** Problem statement **
Only the lines from the line that has "Give me the Altair source for this chart." through the line that has "import pandas as pd" should be reproduced, exactly and with both ends kept.

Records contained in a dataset
---

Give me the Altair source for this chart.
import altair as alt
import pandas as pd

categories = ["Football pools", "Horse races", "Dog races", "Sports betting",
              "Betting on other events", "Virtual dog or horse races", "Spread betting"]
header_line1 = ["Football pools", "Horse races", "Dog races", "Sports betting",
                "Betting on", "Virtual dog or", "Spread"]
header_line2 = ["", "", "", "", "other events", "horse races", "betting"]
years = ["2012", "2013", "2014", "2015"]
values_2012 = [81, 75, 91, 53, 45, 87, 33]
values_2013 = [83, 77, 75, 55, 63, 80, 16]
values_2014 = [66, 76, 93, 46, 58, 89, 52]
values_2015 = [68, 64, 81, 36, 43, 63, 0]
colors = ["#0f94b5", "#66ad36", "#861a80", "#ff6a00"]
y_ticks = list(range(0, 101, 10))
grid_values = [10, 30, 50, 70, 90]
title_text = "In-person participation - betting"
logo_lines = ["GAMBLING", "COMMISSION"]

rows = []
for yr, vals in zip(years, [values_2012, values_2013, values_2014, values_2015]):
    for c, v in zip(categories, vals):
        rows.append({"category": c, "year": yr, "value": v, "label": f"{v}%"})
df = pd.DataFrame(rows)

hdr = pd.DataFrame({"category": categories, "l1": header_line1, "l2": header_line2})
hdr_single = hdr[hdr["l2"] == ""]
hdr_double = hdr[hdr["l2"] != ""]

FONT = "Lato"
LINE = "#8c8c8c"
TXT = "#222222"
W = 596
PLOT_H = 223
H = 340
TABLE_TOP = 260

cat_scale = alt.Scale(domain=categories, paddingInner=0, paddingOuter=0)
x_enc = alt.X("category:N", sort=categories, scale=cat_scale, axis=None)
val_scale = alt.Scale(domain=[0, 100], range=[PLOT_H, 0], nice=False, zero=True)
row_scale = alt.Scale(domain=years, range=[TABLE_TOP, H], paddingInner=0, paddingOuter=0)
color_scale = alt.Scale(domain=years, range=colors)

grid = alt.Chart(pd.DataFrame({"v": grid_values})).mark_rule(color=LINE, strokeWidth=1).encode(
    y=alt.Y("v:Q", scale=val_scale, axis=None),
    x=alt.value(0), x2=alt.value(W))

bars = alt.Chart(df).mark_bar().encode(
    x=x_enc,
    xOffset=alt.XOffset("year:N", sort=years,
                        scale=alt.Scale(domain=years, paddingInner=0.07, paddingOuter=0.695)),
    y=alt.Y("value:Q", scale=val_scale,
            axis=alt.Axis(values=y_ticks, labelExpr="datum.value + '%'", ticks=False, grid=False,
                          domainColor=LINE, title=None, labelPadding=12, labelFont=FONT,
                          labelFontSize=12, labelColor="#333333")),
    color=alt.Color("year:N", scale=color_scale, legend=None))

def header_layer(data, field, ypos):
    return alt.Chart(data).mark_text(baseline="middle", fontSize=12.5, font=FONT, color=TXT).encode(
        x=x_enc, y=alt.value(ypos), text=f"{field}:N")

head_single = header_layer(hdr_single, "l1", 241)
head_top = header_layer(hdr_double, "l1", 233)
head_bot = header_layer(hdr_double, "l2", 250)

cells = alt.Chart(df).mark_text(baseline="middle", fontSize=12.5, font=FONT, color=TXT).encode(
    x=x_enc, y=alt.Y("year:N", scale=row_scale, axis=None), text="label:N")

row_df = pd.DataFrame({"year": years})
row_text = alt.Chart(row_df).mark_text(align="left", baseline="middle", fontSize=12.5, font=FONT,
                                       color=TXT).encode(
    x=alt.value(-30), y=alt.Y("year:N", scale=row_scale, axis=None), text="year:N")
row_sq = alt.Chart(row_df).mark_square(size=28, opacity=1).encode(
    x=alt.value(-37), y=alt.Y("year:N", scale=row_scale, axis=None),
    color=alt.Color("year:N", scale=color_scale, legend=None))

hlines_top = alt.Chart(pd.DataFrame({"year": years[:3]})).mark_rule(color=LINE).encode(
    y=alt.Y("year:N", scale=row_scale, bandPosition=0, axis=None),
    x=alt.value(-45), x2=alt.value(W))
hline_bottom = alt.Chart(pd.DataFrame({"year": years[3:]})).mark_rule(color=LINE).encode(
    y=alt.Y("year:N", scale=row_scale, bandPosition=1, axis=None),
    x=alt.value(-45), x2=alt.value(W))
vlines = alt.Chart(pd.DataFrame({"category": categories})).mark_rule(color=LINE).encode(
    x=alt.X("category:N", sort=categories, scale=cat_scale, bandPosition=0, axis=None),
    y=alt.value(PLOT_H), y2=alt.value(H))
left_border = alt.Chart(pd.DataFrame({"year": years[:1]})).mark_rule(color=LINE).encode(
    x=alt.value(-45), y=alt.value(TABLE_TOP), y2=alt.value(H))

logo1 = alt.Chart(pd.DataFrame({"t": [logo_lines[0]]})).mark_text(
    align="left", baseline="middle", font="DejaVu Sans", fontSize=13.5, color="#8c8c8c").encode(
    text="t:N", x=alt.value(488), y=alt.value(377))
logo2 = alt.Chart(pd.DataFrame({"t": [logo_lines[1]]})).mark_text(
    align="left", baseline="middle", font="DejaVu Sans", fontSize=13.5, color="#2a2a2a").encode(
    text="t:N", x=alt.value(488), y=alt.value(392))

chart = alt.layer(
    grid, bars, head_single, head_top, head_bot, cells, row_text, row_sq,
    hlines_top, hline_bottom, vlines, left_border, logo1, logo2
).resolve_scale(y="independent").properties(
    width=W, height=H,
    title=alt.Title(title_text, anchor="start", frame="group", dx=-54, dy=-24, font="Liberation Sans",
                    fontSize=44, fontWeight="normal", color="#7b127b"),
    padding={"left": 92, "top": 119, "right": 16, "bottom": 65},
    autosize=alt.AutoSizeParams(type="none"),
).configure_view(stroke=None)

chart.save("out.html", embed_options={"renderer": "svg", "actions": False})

---

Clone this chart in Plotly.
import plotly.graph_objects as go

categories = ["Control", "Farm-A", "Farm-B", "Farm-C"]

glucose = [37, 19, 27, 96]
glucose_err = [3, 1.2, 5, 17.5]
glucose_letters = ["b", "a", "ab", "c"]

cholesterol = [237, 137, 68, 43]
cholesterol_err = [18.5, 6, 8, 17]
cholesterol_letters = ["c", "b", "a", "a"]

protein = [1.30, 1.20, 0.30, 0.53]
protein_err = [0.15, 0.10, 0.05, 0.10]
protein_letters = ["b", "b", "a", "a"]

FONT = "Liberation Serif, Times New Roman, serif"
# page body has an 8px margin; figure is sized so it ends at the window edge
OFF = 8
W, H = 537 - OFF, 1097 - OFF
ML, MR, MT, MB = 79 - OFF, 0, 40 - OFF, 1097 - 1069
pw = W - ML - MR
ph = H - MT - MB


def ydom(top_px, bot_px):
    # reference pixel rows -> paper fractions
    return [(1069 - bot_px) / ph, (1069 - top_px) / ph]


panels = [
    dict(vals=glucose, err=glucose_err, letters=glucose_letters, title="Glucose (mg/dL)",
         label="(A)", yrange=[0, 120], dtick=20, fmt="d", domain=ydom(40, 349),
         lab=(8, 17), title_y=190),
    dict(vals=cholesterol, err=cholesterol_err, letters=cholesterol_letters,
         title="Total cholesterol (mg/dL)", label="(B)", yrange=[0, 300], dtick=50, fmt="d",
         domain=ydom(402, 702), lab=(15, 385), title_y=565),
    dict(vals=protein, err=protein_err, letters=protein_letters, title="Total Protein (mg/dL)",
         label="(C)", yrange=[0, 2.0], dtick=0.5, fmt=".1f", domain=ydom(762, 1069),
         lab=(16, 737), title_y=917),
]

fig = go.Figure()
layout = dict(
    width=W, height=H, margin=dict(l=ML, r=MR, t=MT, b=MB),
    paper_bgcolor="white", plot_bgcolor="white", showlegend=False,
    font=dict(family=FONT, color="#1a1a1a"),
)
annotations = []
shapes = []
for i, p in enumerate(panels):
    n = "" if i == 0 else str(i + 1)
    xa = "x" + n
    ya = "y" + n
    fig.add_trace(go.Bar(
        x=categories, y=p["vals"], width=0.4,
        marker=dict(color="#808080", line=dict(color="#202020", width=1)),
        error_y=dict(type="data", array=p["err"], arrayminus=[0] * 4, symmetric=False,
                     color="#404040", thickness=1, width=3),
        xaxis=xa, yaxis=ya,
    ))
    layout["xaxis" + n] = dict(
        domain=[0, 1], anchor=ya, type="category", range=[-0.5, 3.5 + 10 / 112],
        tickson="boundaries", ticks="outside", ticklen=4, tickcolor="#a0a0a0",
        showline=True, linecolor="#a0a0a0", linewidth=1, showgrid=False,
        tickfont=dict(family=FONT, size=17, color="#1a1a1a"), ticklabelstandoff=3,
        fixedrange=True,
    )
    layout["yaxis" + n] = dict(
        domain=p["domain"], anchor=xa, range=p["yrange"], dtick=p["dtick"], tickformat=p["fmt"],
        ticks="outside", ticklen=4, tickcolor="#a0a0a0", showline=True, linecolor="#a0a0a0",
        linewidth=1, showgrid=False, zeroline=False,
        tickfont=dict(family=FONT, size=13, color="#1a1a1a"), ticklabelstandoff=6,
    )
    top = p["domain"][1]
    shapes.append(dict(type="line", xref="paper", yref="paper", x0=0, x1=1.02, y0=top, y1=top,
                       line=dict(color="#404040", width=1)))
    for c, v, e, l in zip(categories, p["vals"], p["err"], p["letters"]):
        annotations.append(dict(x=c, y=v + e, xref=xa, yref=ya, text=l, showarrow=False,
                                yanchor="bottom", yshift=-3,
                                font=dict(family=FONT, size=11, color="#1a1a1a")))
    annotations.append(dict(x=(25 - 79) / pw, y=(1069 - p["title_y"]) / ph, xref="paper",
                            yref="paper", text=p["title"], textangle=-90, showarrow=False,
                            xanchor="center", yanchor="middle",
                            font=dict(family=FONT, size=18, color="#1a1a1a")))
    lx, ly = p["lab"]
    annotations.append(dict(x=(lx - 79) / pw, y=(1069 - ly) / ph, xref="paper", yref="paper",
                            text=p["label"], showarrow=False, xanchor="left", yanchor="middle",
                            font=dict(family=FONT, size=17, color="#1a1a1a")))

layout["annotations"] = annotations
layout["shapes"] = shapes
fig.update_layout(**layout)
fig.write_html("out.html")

---

** Answer to the problem **
Give me the Altair source for this chart.
import altair as alt
import pandas as pd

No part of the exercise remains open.